Here’s the problem: The United States is developing a promising missile defense system for a limited attack. But it has no proven go-to defense.
ICBMs are vulnerable briefly at launch. They soar thousands of miles into space, then plummet like meteors upon their targets. Last week’s Korean test indicates it could have reached the U.S.
It needs a miniaturized warhead and one that can withstand atmospheric re-entry. The North is also developing submarine-based missiles, which could be launched closer to shore.
Like any president, Trump avers national security is his highest priority. No president could leave U.S. fate to the nuclear whim of a plump, unstable dictator who executes opponents with antiaircraft guns.
So, what to do? A preemptive strike in one or two places risks catastrophic responses by the North and perhaps China as it intervened in the Korean War.
Theoretically, special operators could infiltrate and take out Kim. But be careful what you wish for. That assumes some replacement general with a large hat would be less loopy, and more amenable to reason after 70 years of Hermit Kingdom isolation, malnutrition and delusional propaganda.
One complication is South Korea’s new president, Moon Jae-in, who seeks reconciliation with the North. A fond Korean dream. Good luck with that right now. He halted deployment of a modern U.S. antimissile defense system as a sop to Kim.
Is there any other leverage on China that some deal maker could use? So far, Beijing doesn’t really mind abiding a thorn in the Americans’ side. It is reportedly strengthening defenses along its Korean border against invasion, most likely by millions of North Korean refugees fleeing conflict.
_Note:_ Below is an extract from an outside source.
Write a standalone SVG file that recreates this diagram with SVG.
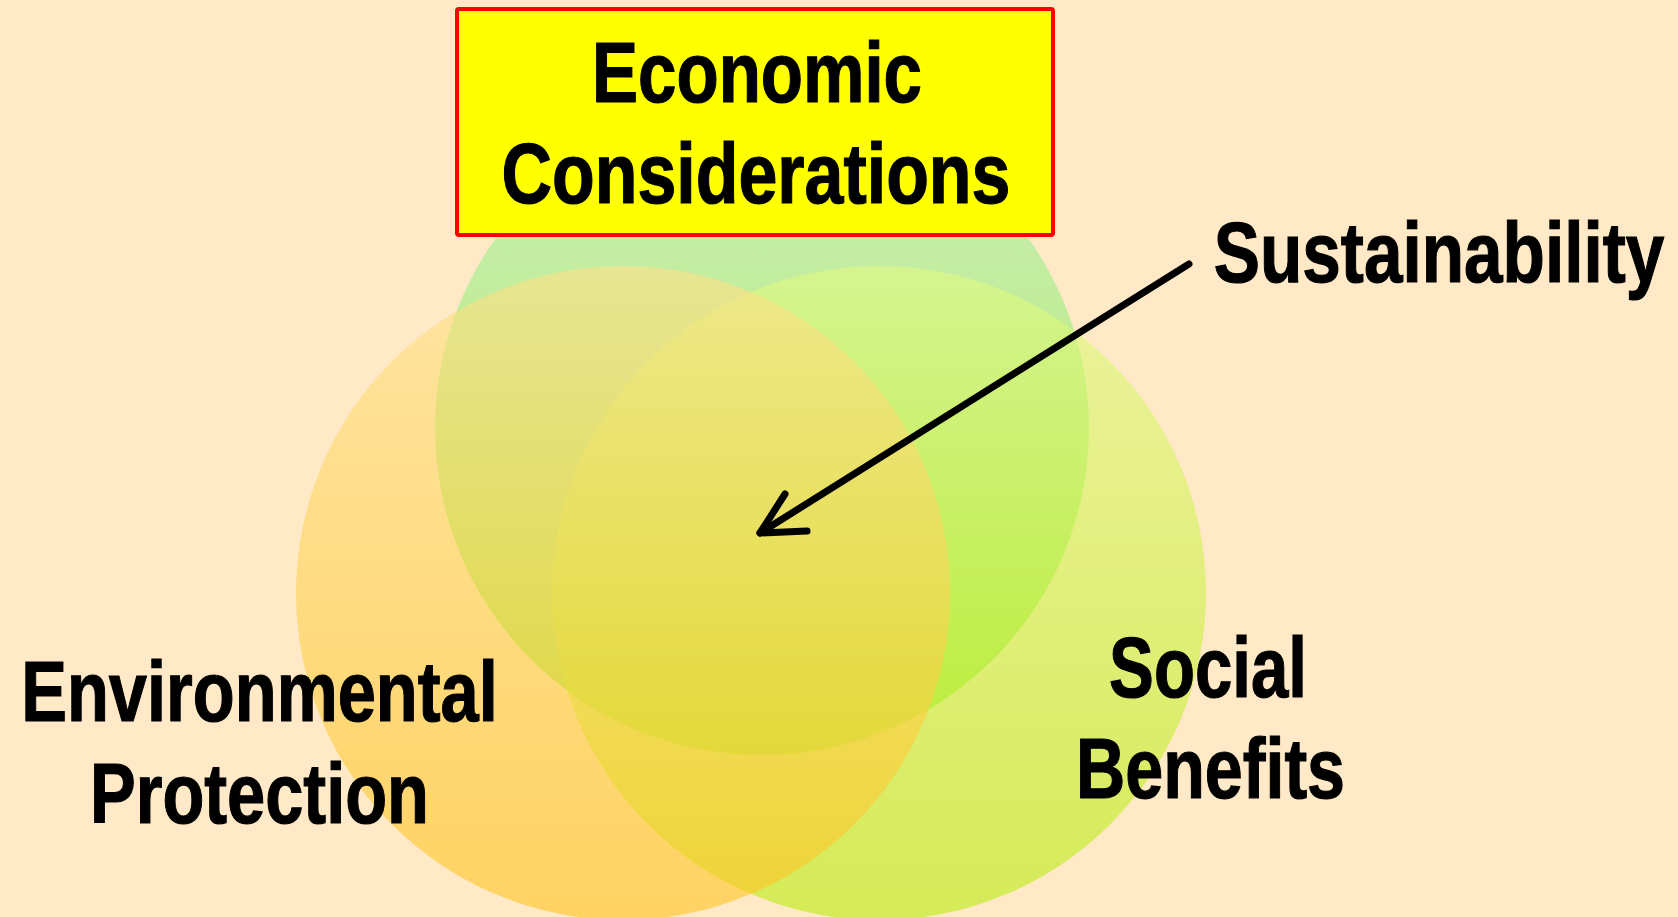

But wait. China does abhor the idea of a nuclear-armed Japan or South Korea. U.S. nukes were removed from the South in the 1990s. What if, to encourage more productive Chinese cooperation to pressure Kim, Trump were to start talks with those two Asian allies about developing their own nuclear weapons?
It seems counterintuitive and dangerous to combat one nation’s nuclear weapons development by encouraging others to get their own. It is. But all reasonable alternatives are foreclosed now. And the countdown has started.